▸ **PROBLEM STATEMENT**: Print, word for word, every line from the beginning of the listing up to and including the line with "import plotly.graph_objects as go". Pictures are to be excluded.

▸ **DATA SHOWN**:
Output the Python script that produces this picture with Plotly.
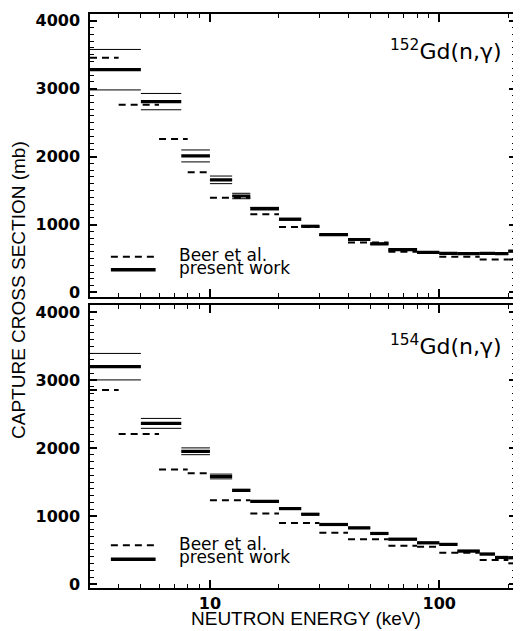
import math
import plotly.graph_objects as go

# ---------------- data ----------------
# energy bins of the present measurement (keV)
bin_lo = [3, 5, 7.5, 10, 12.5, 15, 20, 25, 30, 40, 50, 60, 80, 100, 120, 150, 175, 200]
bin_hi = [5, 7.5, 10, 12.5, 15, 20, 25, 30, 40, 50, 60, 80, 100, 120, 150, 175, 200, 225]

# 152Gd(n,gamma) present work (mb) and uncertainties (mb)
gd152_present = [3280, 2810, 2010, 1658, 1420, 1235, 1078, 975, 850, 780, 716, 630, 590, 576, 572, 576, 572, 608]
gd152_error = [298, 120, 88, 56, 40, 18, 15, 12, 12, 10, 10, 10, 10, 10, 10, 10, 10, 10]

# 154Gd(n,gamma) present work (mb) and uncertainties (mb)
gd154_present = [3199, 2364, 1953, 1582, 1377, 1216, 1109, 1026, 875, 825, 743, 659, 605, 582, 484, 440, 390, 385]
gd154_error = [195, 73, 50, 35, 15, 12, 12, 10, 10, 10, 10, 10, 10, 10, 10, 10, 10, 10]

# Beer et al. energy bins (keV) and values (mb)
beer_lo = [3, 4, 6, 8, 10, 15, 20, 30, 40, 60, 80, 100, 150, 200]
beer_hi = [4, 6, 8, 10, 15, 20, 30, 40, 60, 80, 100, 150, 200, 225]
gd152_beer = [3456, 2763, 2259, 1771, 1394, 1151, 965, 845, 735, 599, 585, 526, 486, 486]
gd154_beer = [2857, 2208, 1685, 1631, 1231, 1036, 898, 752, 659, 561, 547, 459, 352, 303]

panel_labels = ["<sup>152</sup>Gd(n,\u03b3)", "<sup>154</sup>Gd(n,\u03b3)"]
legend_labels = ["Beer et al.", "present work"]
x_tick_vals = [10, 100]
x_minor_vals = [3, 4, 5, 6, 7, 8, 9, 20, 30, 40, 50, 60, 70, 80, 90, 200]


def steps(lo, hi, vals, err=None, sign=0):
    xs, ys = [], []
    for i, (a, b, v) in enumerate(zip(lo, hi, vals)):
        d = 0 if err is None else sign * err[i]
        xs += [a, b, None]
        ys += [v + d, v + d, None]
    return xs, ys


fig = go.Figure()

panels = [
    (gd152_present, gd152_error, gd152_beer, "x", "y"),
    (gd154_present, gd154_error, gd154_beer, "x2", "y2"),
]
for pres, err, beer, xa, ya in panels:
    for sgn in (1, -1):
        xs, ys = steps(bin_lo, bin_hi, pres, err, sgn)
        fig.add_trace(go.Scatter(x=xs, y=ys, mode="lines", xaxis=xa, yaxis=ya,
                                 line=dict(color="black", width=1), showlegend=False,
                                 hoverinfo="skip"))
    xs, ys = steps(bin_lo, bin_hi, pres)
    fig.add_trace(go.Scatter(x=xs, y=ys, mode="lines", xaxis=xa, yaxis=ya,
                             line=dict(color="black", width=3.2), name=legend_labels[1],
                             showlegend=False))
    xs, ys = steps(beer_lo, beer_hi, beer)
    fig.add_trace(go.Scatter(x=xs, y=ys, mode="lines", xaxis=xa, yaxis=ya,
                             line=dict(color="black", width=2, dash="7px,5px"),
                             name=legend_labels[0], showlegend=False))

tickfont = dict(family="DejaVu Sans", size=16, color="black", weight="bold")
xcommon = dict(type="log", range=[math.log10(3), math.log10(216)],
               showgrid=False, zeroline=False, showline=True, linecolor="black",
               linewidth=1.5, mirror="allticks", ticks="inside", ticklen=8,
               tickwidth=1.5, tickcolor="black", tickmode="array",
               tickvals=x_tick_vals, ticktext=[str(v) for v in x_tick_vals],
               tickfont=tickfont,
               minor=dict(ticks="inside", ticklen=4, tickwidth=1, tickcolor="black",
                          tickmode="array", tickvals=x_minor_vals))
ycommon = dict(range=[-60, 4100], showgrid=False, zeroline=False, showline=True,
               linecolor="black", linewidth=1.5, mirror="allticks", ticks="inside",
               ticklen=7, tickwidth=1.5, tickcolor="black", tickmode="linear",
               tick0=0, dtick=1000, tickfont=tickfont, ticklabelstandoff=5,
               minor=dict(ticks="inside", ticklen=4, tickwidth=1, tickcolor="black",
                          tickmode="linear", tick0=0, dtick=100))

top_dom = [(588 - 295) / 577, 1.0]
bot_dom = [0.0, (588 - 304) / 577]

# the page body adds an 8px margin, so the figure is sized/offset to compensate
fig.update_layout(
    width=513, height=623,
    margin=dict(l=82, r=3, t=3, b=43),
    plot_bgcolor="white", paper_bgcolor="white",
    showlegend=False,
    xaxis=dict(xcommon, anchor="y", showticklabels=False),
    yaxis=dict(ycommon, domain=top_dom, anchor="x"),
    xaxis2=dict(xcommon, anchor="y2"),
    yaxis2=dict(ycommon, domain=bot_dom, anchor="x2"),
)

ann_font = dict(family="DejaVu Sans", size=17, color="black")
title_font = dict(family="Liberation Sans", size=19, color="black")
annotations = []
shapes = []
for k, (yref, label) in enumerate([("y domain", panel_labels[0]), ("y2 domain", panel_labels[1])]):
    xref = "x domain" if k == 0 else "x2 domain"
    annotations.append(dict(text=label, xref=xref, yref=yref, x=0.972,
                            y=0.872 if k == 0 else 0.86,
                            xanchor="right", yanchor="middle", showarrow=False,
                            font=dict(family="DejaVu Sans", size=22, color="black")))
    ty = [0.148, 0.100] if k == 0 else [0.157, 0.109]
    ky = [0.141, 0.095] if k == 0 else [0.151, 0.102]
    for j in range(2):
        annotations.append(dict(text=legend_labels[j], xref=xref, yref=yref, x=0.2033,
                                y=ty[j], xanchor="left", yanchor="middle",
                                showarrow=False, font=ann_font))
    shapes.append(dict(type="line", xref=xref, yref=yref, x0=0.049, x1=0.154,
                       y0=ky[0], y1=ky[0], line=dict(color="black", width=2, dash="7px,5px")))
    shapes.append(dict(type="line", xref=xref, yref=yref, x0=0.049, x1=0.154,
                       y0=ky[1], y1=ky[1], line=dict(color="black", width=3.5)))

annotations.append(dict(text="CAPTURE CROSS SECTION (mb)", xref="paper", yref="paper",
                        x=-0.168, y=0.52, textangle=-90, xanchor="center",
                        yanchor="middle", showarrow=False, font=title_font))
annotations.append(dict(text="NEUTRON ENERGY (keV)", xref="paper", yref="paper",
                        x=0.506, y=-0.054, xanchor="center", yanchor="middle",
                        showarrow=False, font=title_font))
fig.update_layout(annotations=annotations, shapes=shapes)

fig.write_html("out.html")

▸ **EXERCISE RESULT**:
Output the Python script that produces this picture with Plotly.
import math
import plotly.graph_objects as go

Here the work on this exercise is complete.